Le Mur de l’Atlantique :
Dans le cadre de la construction du Mur de l’Atlantique, destiné à protéger tout le littoral des conquêtes allemandes des attaques éventuelles des Alliés, les Allemands construisent à Guissény un ensemble fortifié à la pointe de Beg-ar-Skeiz. Cet ensemble se compose de plusieurs éléments :
. un abri de troupe H 702, non achevé, dont l’entrée porte encore la trace de la peinture de camouflage de couleur ocre. La porte blindée de la chambre de troupe ainsi que celle de la sortie de secours n’ont jamais été installée. L’emplacement du central téléphonique est toujours visible.

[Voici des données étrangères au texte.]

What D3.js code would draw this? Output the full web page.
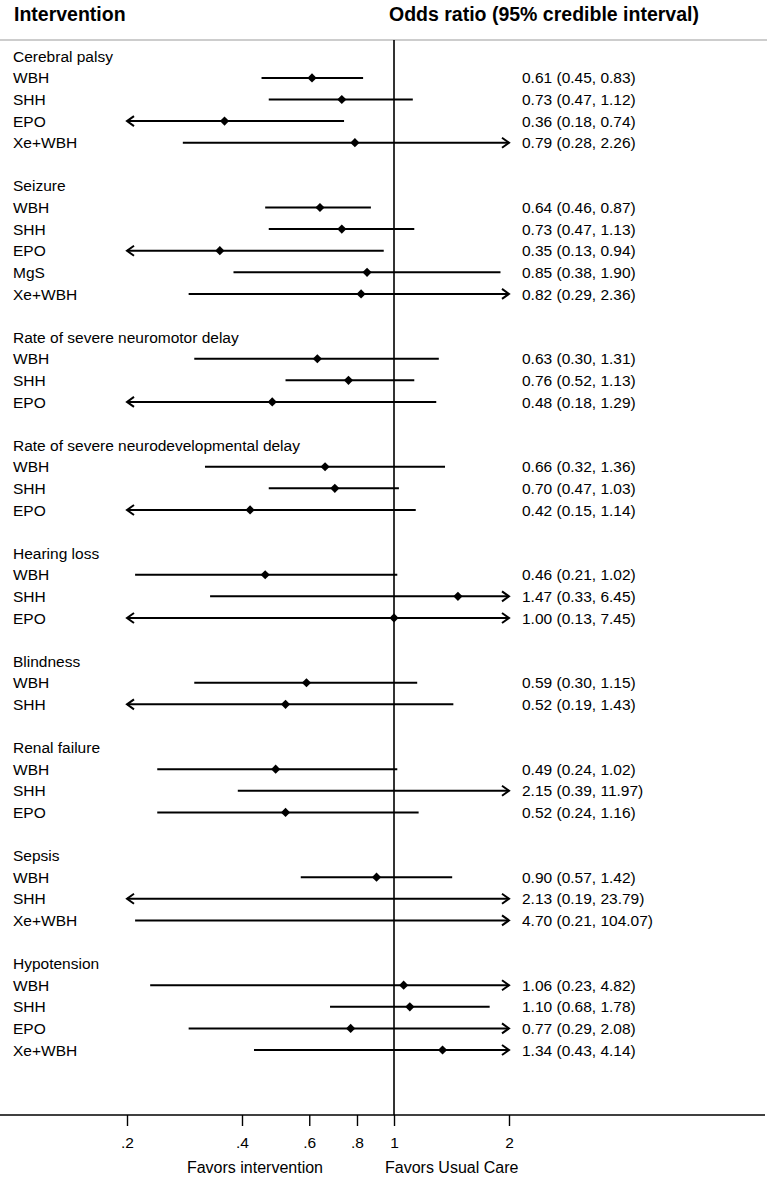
<!DOCTYPE html>
<html>
<head>
<meta charset="utf-8">
<script src="https://cdn.jsdelivr.net/npm/d3@7"></script>
<style>
  html, body { margin: 0; padding: 0; background: #fff; }
  svg { display: block; font-family: "Liberation Sans", Arial, Helvetica, sans-serif; }
</style>
</head>
<body>
<svg id="chart" width="767" height="1179"></svg>
<script>
// ---------- DATA ----------
const outcomes = [
  "Cerebral palsy", "Seizure", "Rate of severe neuromotor delay",
  "Rate of severe neurodevelopmental delay", "Hearing loss", "Blindness",
  "Renal failure", "Sepsis", "Hypotension"
];
const interventions = [
  ["WBH", "SHH", "EPO", "Xe+WBH"],
  ["WBH", "SHH", "EPO", "MgS", "Xe+WBH"],
  ["WBH", "SHH", "EPO"],
  ["WBH", "SHH", "EPO"],
  ["WBH", "SHH", "EPO"],
  ["WBH", "SHH"],
  ["WBH", "SHH", "EPO"],
  ["WBH", "SHH", "Xe+WBH"],
  ["WBH", "SHH", "EPO", "Xe+WBH"]
];
const estimates = [
  [0.61, 0.73, 0.36, 0.79],
  [0.64, 0.73, 0.35, 0.85, 0.82],
  [0.63, 0.76, 0.48],
  [0.66, 0.70, 0.42],
  [0.46, 1.47, 1.00],
  [0.59, 0.52],
  [0.49, 2.15, 0.52],
  [0.90, 2.13, 4.70],
  [1.06, 1.10, 0.77, 1.34]
];
const lowers = [
  [0.45, 0.47, 0.18, 0.28],
  [0.46, 0.47, 0.13, 0.38, 0.29],
  [0.30, 0.52, 0.18],
  [0.32, 0.47, 0.15],
  [0.21, 0.33, 0.13],
  [0.30, 0.19],
  [0.24, 0.39, 0.24],
  [0.57, 0.19, 0.21],
  [0.23, 0.68, 0.29, 0.43]
];
const uppers = [
  [0.83, 1.12, 0.74, 2.26],
  [0.87, 1.13, 0.94, 1.90, 2.36],
  [1.31, 1.13, 1.29],
  [1.36, 1.03, 1.14],
  [1.02, 6.45, 7.45],
  [1.15, 1.43],
  [1.02, 11.97, 1.16],
  [1.42, 23.79, 104.07],
  [4.82, 1.78, 2.08, 4.14]
];
const tickValues = [0.2, 0.4, 0.6, 0.8, 1, 2];
const tickLabels = [".2", ".4", ".6", ".8", "1", "2"];

// ---------- BUILD ROWS ----------
const rows = [];
outcomes.forEach((o, g) => {
  rows.push({ type: "head", label: o });
  interventions[g].forEach((iv, j) => {
    rows.push({ type: "item", label: iv, est: estimates[g][j], lo: lowers[g][j], hi: uppers[g][j] });
  });
  if (g < outcomes.length - 1) rows.push({ type: "blank" });
});

// ---------- SCALES ----------
const W = 767, H = 1179;
const svg = d3.select("#chart");
const x = d3.scaleLog().domain([0.2, 2]).range([127, 509]);
const y = d3.scaleLinear().domain([0, rows.length - 1]).range([56.3, 1050]);
const axisY = 1115;
const fmt = v => v.toFixed(2);
const FS = 15.5;

// header
svg.append("text").attr("x", 14).attr("y", 21).attr("font-size", 19.5).attr("font-weight", "bold")
  .attr("fill", "#000").text("Intervention");
svg.append("text").attr("x", 389).attr("y", 21).attr("font-size", 19.5).attr("font-weight", "bold")
  .attr("fill", "#000").text("Odds ratio (95% credible interval)");
svg.append("line").attr("x1", 0).attr("x2", W).attr("y1", 40).attr("y2", 40)
  .attr("stroke", "#bdbdbd").attr("stroke-width", 1.5);

// reference line at 1
svg.append("line").attr("x1", x(1)).attr("x2", x(1)).attr("y1", 40).attr("y2", axisY)
  .attr("stroke", "#000").attr("stroke-width", 1.6);

// rows
const g = svg.append("g");
rows.forEach((r, i) => {
  const yy = y(i);
  if (r.type === "blank") return;
  g.append("text").attr("x", 13).attr("y", yy).attr("dy", "0.36em").attr("font-size", FS)
    .attr("fill", "#000").text(r.label);
  if (r.type !== "item") return;
  const [d0, d1] = x.domain();
  const a = Math.max(r.lo, d0), b = Math.min(r.hi, d1);
  g.append("line").attr("x1", x(a)).attr("x2", x(b)).attr("y1", yy).attr("y2", yy)
    .attr("stroke", "#000").attr("stroke-width", 2);
  if (r.lo < d0) {
    const xa = x(d0);
    g.append("path").attr("d", `M${xa + 7},${yy - 5}L${xa},${yy}L${xa + 7},${yy + 5}`)
      .attr("fill", "none").attr("stroke", "#000").attr("stroke-width", 2);
  }
  if (r.hi > d1) {
    const xb = x(d1);
    g.append("path").attr("d", `M${xb - 7},${yy - 5}L${xb},${yy}L${xb - 7},${yy + 5}`)
      .attr("fill", "none").attr("stroke", "#000").attr("stroke-width", 2);
  }
  if (r.est >= d0 && r.est <= d1) {
    const xe = x(r.est), s = 4.6;
    g.append("path").attr("d", `M${xe},${yy - s}L${xe + s},${yy}L${xe},${yy + s}L${xe - s},${yy}Z`)
      .attr("fill", "#000");
  }
  g.append("text").attr("x", 522).attr("y", yy).attr("dy", "0.36em").attr("font-size", FS)
    .attr("fill", "#000").text(`${fmt(r.est)} (${fmt(r.lo)}, ${fmt(r.hi)})`);
});

// x axis
svg.append("line").attr("x1", 0).attr("x2", 765).attr("y1", axisY).attr("y2", axisY)
  .attr("stroke", "#000").attr("stroke-width", 1.6);
const axis = d3.axisBottom(x).tickValues(tickValues)
  .tickFormat((d, i) => tickLabels[i]).tickSize(11).tickPadding(11);
const ag = svg.append("g").attr("transform", `translate(0,${axisY})`).call(axis);
ag.select(".domain").remove();
ag.selectAll(".tick line").attr("stroke", "#000").attr("stroke-width", 1.4);
ag.selectAll(".tick text").attr("font-size", FS).attr("fill", "#000")
  .attr("font-family", "\"Liberation Sans\", Arial, sans-serif");

svg.append("text").attr("x", 323).attr("y", 1173).attr("text-anchor", "end").attr("font-size", 16)
  .attr("fill", "#000").text("Favors intervention");
svg.append("text").attr("x", 385).attr("y", 1173).attr("text-anchor", "start").attr("font-size", 16)
  .attr("fill", "#000").text("Favors Usual Care");
</script>
</body>
</html>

. un encuvement pour un canon de 50mm à l’extrémité de la pointe et dirigé vers le large.
. trois postes d’observation de type Tobrouk (n° 1, n° 2 et n° 3), placés autour de l’abri dans les trois directions de l’ouest, du sud et de l’est.
Du côté Ouest, dominant la baie du Vougot, se trouvait la station radar et la batterie de Kérisoc, occupée par une garnison de 150 hommes ; et du côté Est, le corps de garde du Dibennou était équipé d’une mitrailleuse, poste servi par 6 hommes.

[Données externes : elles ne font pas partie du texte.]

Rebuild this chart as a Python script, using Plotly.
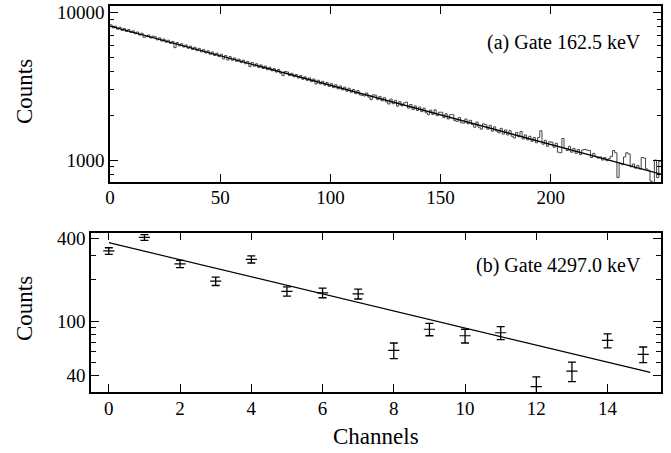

Au début de l’occupation, les troupes allemandes se rassemblent sur les plages du Curnic et du Vougot. Avec armes et paquetage sur le dos, ils avancent dans l’eau jusqu’à hauteur de la taille : ils préparaient alors un débarquement en Angleterre, projet abandonné par la suite. Les missions de surveillance du littoral mobilisent une grande partie des effectifs : des patrouilles sont effectuées de jour comme de nuit, à pied avec des chiens, à bicyclette, à cheval…
Des tirs d’exercice d’artillerie lourde (105 – 155 mm) se déroulent périodiquement en direction du large.
Les plages, comme celle du Vougot, sont truffées d’obstacles : les « Katymines », trépieds surmontés de mines. Dans les dunes, sont plantées les « asperges de Rommel », pieux élagués de 2 à 3 m, placés à intervalles réguliers et reliés entre eux par des fils de fer barbelés. Des fossés anti-chars en V sont également creusés.
Témoignage : la construction des blockhaus de Beg-ar-Skeiz.
Joseph GAC de Kerhornaouen à Guissény se souvient de la construction de ces ouvrages bétonnés :
« Nous étions réquisitionnés pour construire ces installations défensives le long de la côte. Les Allemands nous avaient ordonné de camoufler la soute de touffes de végétaux en bordure des dunes. A quelques mètres de l’abri se trouvaient les Tobrouks pour mitrailleuses, l’un mobile et l’autre fixe. L’idée d’un débarquement sur nos côtes hantait les Allemands à tel point qu’ils avaient même installé des fusils-mitrailleurs à Kerhornaouen, lieu stratégique pour surveiller la mer. Certaines maisons avaient été réquisitionnées, elles étaient occupées non seulement par les Allemands mais aussi par les « Russes blancs » qu inspiraient la méfiance parmi les nombreux habitants du hameau ».
Il faut signaler que ces Russes étaient issus des troupes du général Vlassov, déçu par Staline et le régime soviétique. Fait prisonnier par les Allemands en juillet 1942, Vlassov usa de ruse auprès d’eux en proposant de combattre à leurs côtés. Mais Hitler n’eut jamais beaucoup d’égards envers ces combattants qui formaient l’ « Armée russe de libération », les considérant comme des sous-hommes. Beaucoup de « Russes blancs » portant l’uniforme allemand se retrouvèrent pour la plupart en première ligne lors des offensives sur le Conquet, constituant un bouclier humain pour les troupes allemandes. Certains d’entre eux préférèrent se ranger du côté des Alliés à l’aube des opérations militaires menées sur Brest.